Our political system is grounded in the practice of fulsome flattery. Every politician feels obliged to tell the American people how wonderful they are. The evidence is fairly clear that if a politician does not do this, he or she will fail. Almost everyone knows that flattery is a technique of manipulation. So, why do we have such an appetite for it?

These four questions are just a beginning. But if even they were addressed seriously we would take a major step towards knowing what our democracy is and where it is likely to take us in the coming decades. We would know whether it makes much sense to try to maintain the Constitution that was presented to us more than two centuries ago.

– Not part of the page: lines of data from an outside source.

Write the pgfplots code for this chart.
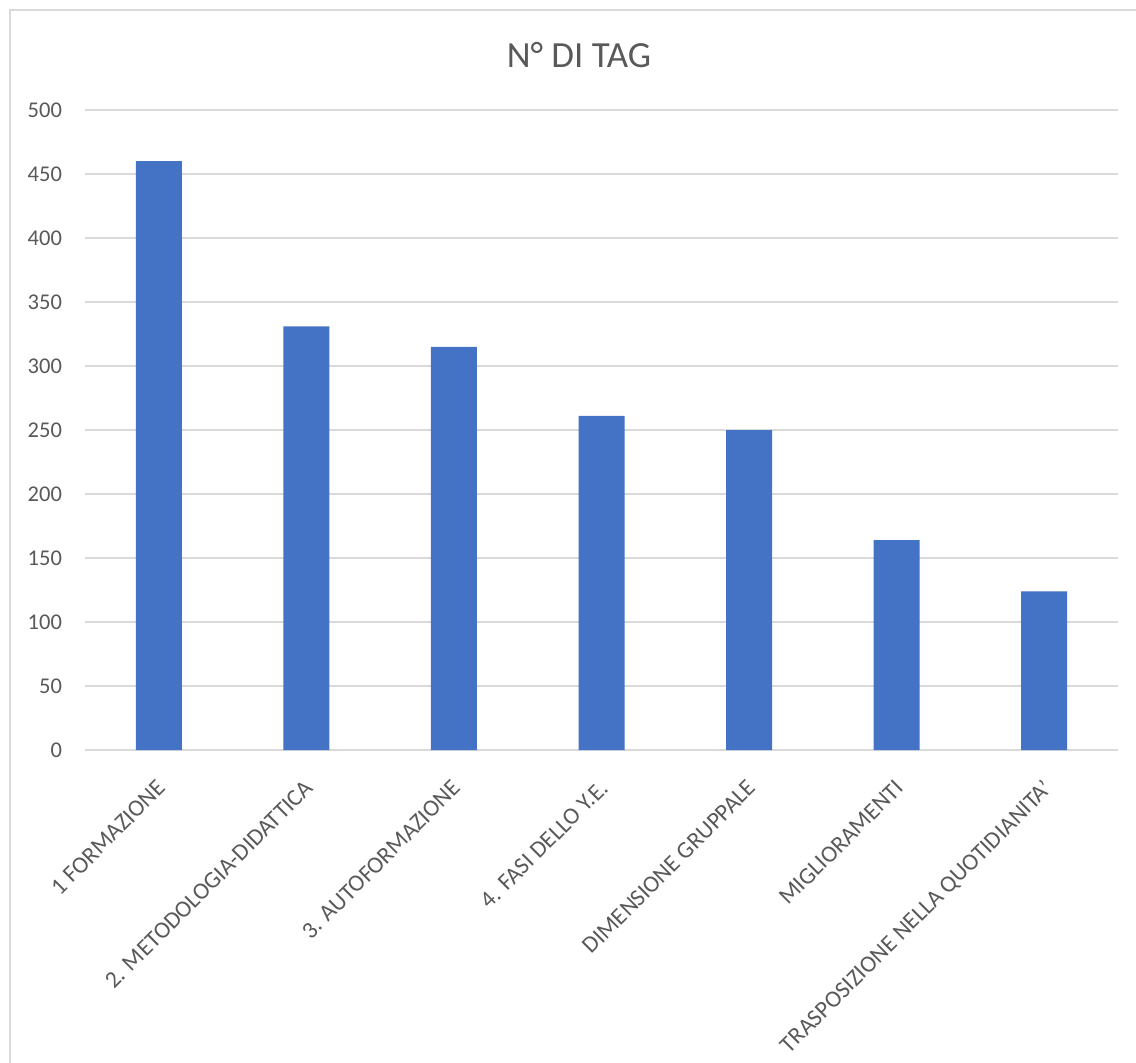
\documentclass[border=0pt]{standalone}
\usepackage{fontspec}
\setmainfont{Carlito}
\usepackage{pgfplots}
\pgfplotsset{compat=1.18}
\definecolor{barblue}{HTML}{4472C4}
\definecolor{gridgray}{HTML}{D9D9D9}
\definecolor{txtgray}{HTML}{595959}
\begin{document}
\begin{tikzpicture}
\useasboundingbox (-42.5bp,-156.5bp) rectangle (525.5bp,375bp);
\draw[gridgray, line width=0.8bp] (-37.5bp,-300bp) rectangle (600bp,370bp);
\begin{axis}[
  at={(0,0)}, anchor=south west,
  scale only axis,
  width=516.5bp, height=320bp,
  xmin=-0.5, xmax=6.5,
  ymin=0, ymax=500,
  ytick={0,50,...,500},
  xtick={0,1,2,3,4,5,6},
  xticklabels={1 FORMAZIONE, 2. METODOLOGIA-DIDATTICA, 3. AUTOFORMAZIONE, 4. FASI DELLO Y.E., DIMENSIONE GRUPPALE, MIGLIORAMENTI, TRASPOSIZIONE NELLA QUOTIDIANITA'},
  axis line style={draw=none},
  major tick style={draw=none},
  ymajorgrids,
  grid style={gridgray, line width=0.8bp},
  /pgf/number format/assume math mode=true,
  yticklabel style={font=\fontsize{11.3}{13}\selectfont, text=txtgray, anchor=east, xshift=-8bp},
  xticklabel style={font=\fontsize{11.9}{14}\selectfont, text=txtgray, rotate=45, anchor=north east, xshift=-10bp, yshift=-8bp, inner sep=1bp},
  title={N° DI TAG},
  title style={font=\fontsize{18.5}{22}\selectfont, text=txtgray, at={(0.5,1)}, anchor=center, xshift=-11.25bp, yshift=21.5bp},
  clip=false,
]
\addplot[ybar, bar width=23bp, fill=barblue, draw=none] coordinates {
  (0,460) (1,331) (2,315) (3,261) (4,250) (5,164) (6,124)
};
\end{axis}
\end{tikzpicture}
\end{document}
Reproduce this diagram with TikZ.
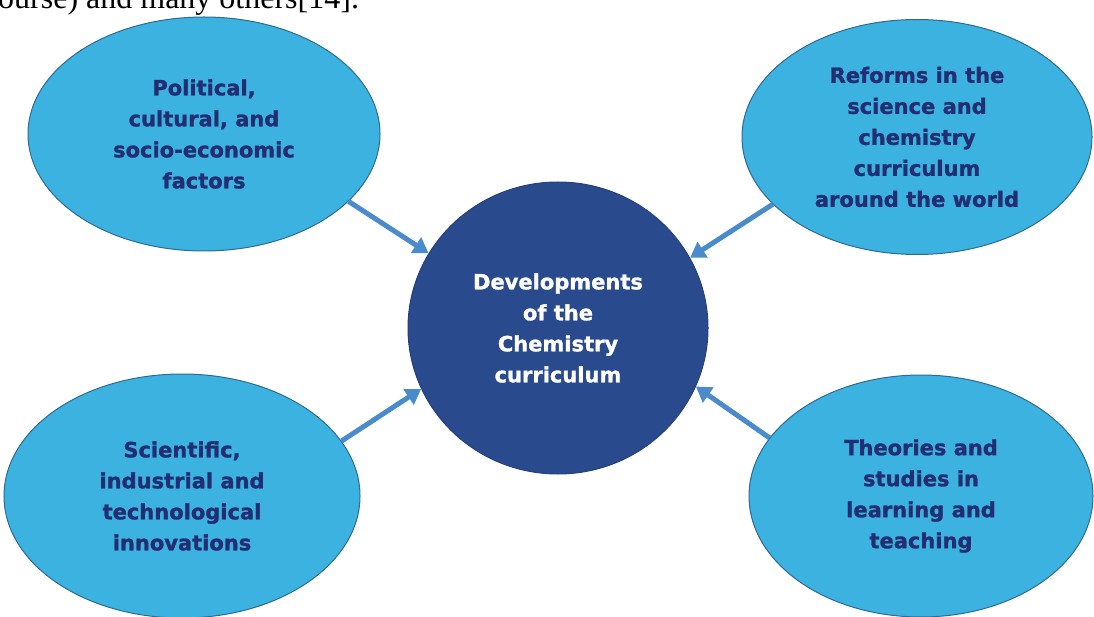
\documentclass[tikz,border=0pt]{standalone}
\usepackage{fontspec}
\setmainfont{DejaVu Sans}
\newfontfamily\heavyfont{DejaVu Sans Bold}[FakeBold=1.3]
\newfontfamily\timesfont{Liberation Serif}
\usetikzlibrary{shapes.geometric,arrows.meta}
\definecolor{ellfill}{HTML}{3CB2E0}
\definecolor{elldraw}{HTML}{2D6A95}
\definecolor{cfill}{HTML}{2A4A8E}
\definecolor{cdraw}{HTML}{25407C}
\definecolor{navy}{HTML}{222D72}
\definecolor{arrowblue}{HTML}{4A8CCB}
\tikzset{
  outer/.style={ellipse, fill=ellfill, draw=elldraw, line width=1pt, inner sep=0pt,
    align=center, text=navy, font=\heavyfont\fontsize{21}{31}\selectfont},
  core/.style={ellipse, fill=cfill, draw=cdraw, line width=1pt, inner sep=0pt,
    align=center, text=white, font=\heavyfont\fontsize{21}{31}\selectfont},
  arr/.style={draw=arrowblue, line width=5pt, -{Triangle[length=15pt,width=18pt]}}
}
\begin{document}
\begin{tikzpicture}[x=1pt,y=-1pt]
\useasboundingbox (0,0) rectangle (1094,617);
\clip (0,0) rectangle (1094,617);
\node[anchor=base west, inner sep=0pt, font=\timesfont\fontsize{32}{32}\selectfont] (cap) at (-2,8.5) {ourse) and many others[14].};
\node[outer, minimum width=352pt, minimum height=234pt] (tl) at (204,134)
  {Political,\\cultural, and\\socio-economic\\factors};
\node[outer, minimum width=350pt, minimum height=235pt] (tr) at (917,137)
  {Reforms in the\\science and\\chemistry\\curriculum\\around the world};
\node[outer, minimum width=356pt, minimum height=244pt] (bl) at (182,496)
  {Scientific,\\industrial and\\technological\\innovations};
\node[outer, minimum width=344pt, minimum height=242pt] (br) at (921,496)
  {Theories and\\studies in\\learning and\\teaching};
\node[core, minimum width=300pt, minimum height=292pt] (c) at (558,328)
  {Developments\\of the\\Chemistry\\curriculum};
\draw[arr] (tl.-25) -- (c.150);
\draw[arr] (tr.-155) -- (c.28);
\draw[arr] (bl.19.5) -- (c.204);
\draw[arr] (br.159.3) -- (c.-23.5);
\end{tikzpicture}
\end{document}
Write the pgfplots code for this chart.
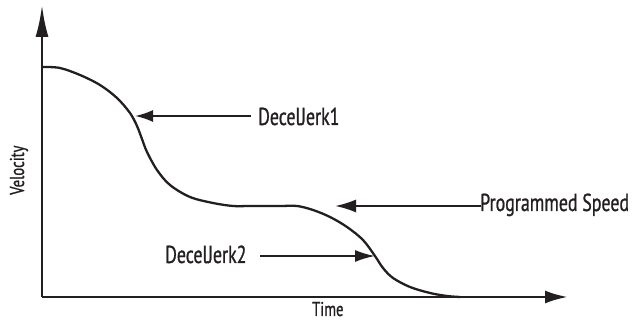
\documentclass[border=0pt]{standalone}
\usepackage{fontspec}
\setmainfont{PT Sans}[FakeStretch=0.73,FakeBold=0.9]
\usepackage{pgfplots}
\pgfplotsset{compat=1.18}
\usetikzlibrary{arrows.meta}
\definecolor{ink}{HTML}{231F20}

\begin{document}
\begin{tikzpicture}
\begin{axis}[
  scale only axis,width=526pt,height=292pt,
  xmin=42,xmax=568,ymin=24,ymax=316,
  axis lines=left,xtick=\empty,ytick=\empty,
  clip=false,
  x axis line style={line width=2.8pt,color=ink,-{Latex[length=23pt,width=13pt]}},
  y axis line style={line width=2.8pt,color=ink,-{Latex[length=32pt,width=13pt]}},
]
\addplot[ink,line width=2.3pt,smooth,tension=0.55] coordinates {
  (43,254) (60,253) (80,246) (100,236) (117,223) (130,208) (137,195)
  (142,182) (147,169) (157,151) (170,136) (190,124) (213,118) (233,115)
  (250,115) (280,115) (297,115) (313,111) (330,104) (347,94) (363,81)
  (375,65) (383,53) (393,43) (410,34) (430,28) (447,25) (460,24)};

% call-outs
\draw[ink,line width=2pt,-{Latex[length=18pt,width=12pt]}] (axis cs:251,205) -- (axis cs:135,205);
\draw[ink,line width=2pt,-{Latex[length=21pt,width=13pt]}] (axis cs:481,115) -- (axis cs:335,115);
\draw[ink,line width=2pt,-{Latex[length=20pt,width=12pt]}] (axis cs:260,65) -- (axis cs:375,65);
\node[anchor=base west,inner sep=0pt,font=\fontsize{24.5}{27}\selectfont,text=ink] at (axis cs:258,196) {DecelJerk1};
\node[anchor=base west,inner sep=0pt,font=\fontsize{24.5}{27}\selectfont,text=ink] at (axis cs:480,110) {Programmed Speed};
\node[anchor=base west,inner sep=0pt,font=\fontsize{24.5}{27}\selectfont,text=ink] at (axis cs:165,58) {DecelJerk2};
\node[anchor=base west,inner sep=0pt,font=\fontsize{20}{24}\selectfont,text=ink] at (axis cs:312,5) {Time};
\node[anchor=base west,rotate=90,inner sep=0pt,font=\fontsize{20}{24}\selectfont,text=ink] at (axis cs:24,126) {Velocity};

% title cut off by the top edge: only the foot of its brackets shows
\node[anchor=base,inner sep=0pt,font=\fontsize{64}{70}\selectfont\bfseries] at (axis cs:386,336) {(};
\node[anchor=base,inner sep=0pt,font=\fontsize{64}{70}\selectfont\bfseries] at (axis cs:600,336) {)};

\coordinate (bl) at (axis cs:0,0);
\coordinate (tr) at (axis cs:643,321);
\end{axis}
\pgfresetboundingbox
\useasboundingbox (bl) rectangle (tr);
\end{tikzpicture}
\end{document}
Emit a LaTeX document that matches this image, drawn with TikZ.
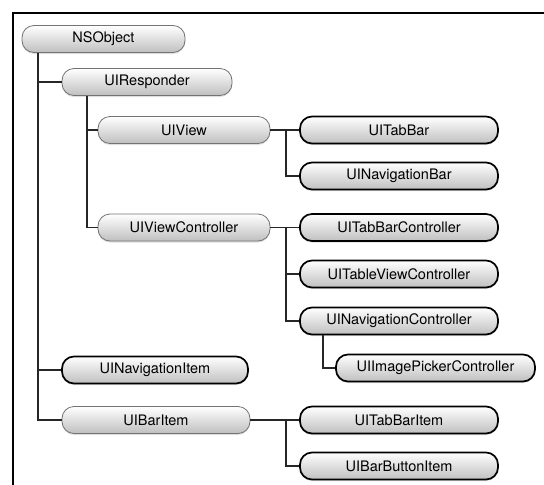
\documentclass[tikz,border=0pt]{standalone}
\usepackage{fontspec}
\setmainfont{TeX Gyre Heros}
\usetikzlibrary{shadows}
\begin{document}
\begin{tikzpicture}[x=1pt,y=-1pt,
  pill/.style={rectangle, rounded corners=12pt, minimum height=27pt, inner sep=0pt,
    top color=white, bottom color=black!25, font=\fontsize{14.5}{16}\selectfont,
    drop shadow={shadow xshift=0pt, shadow yshift=-1.5pt, opacity=0.25}},
  concrete/.style={pill, draw=black, line width=1.7pt},
  abstract/.style={pill, draw=black!55, line width=0.8pt},
  link/.style={draw=black!85, line width=1.2pt}]
\useasboundingbox (0,0) rectangle (544,485);
\fill[white] (0,0) rectangle (544,485);
\draw[line width=2pt] (544,13) -- (13,13) -- (13,485);
% nodes
\node[abstract, minimum width=163pt] (nso) at (103.5,39) {NSObject};
\node[abstract, minimum width=170pt] (resp) at (147,82) {UIResponder};
\node[abstract, minimum width=172pt] (view) at (184,130) {UIView};
\node[concrete, minimum width=198pt] (tabbar) at (399,130) {UITabBar};
\node[concrete, minimum width=198pt] (navbar) at (399,176) {UINavigationBar};
\node[abstract, minimum width=172pt] (vc) at (184,227.5) {UIViewController};
\node[concrete, minimum width=198pt] (tbc) at (399,227.5) {UITabBarController};
\node[concrete, minimum width=198pt] (tvc) at (399,274) {UITableViewController};
\node[concrete, minimum width=198pt] (nc) at (399,321) {UINavigationController};
\node[concrete, minimum width=199pt] (ipc) at (435.5,368) {UIImagePickerController};
\node[concrete, minimum width=186pt] (navitem) at (155,370) {UINavigationItem};
\node[abstract, minimum width=188pt] (baritem) at (156,420) {UIBarItem};
\node[concrete, minimum width=198pt] (tbi) at (399,420) {UITabBarItem};
\node[concrete, minimum width=198pt] (bbi) at (399,466) {UIBarButtonItem};
% junction coordinates
\coordinate (j0) at ([xshift=-65.5pt]nso.south);
\coordinate (j1) at ([xshift=-60pt]resp.south);
\coordinate (jv) at (286,130);
\coordinate (jc) at (286,227.5);
\coordinate (jn) at ([xshift=-76pt]nc.south);
\coordinate (jb) at (286,420);
% connectors
\draw[link] (j0) |- (resp.west);
\draw[link] (j0) |- (navitem.west);
\draw[link] (j0) |- (baritem.west);
\draw[link] (j1) |- (view.west);
\draw[link] (j1) |- (vc.west);
\draw[link] (view.east) -- (tabbar.west);
\draw[link] (jv) |- (navbar.west);
\draw[link] (vc.east) -- (tbc.west);
\draw[link] (jc) |- (tvc.west);
\draw[link] (jc) |- (nc.west);
\draw[link] (jn) |- (ipc.west);
\draw[link] (baritem.east) -- (tbi.west);
\draw[link] (jb) |- (bbi.west);
\end{tikzpicture}
\end{document}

For myself, I have no faith in the people, in the sense of believing that the voice of the people is the voice of God. History presents us with too many cases of  populations succumbing to hysteria, bigotry, greed and cruelty to make a religion out of belief in the people. On the other hand, I am optimistic about what the American people would do if they decided to achieve self-knowledge. I think that if they knew who they were, they would embark on a campaign to enhance their strengths and to set aside their weaknesses. And I think they would move towards supporting the principles which have traditionally sustained us -- constitutionalism, balance of power, opportunity for all people, personal liberty and a respect for life.

Yet, we have to think before we can empower ourselves to act. And if there is cause for despair, it has to be a feeling that the people will not think, no matter what. I don't believe that's true. But I confess, the possibility of it gives me the creeps.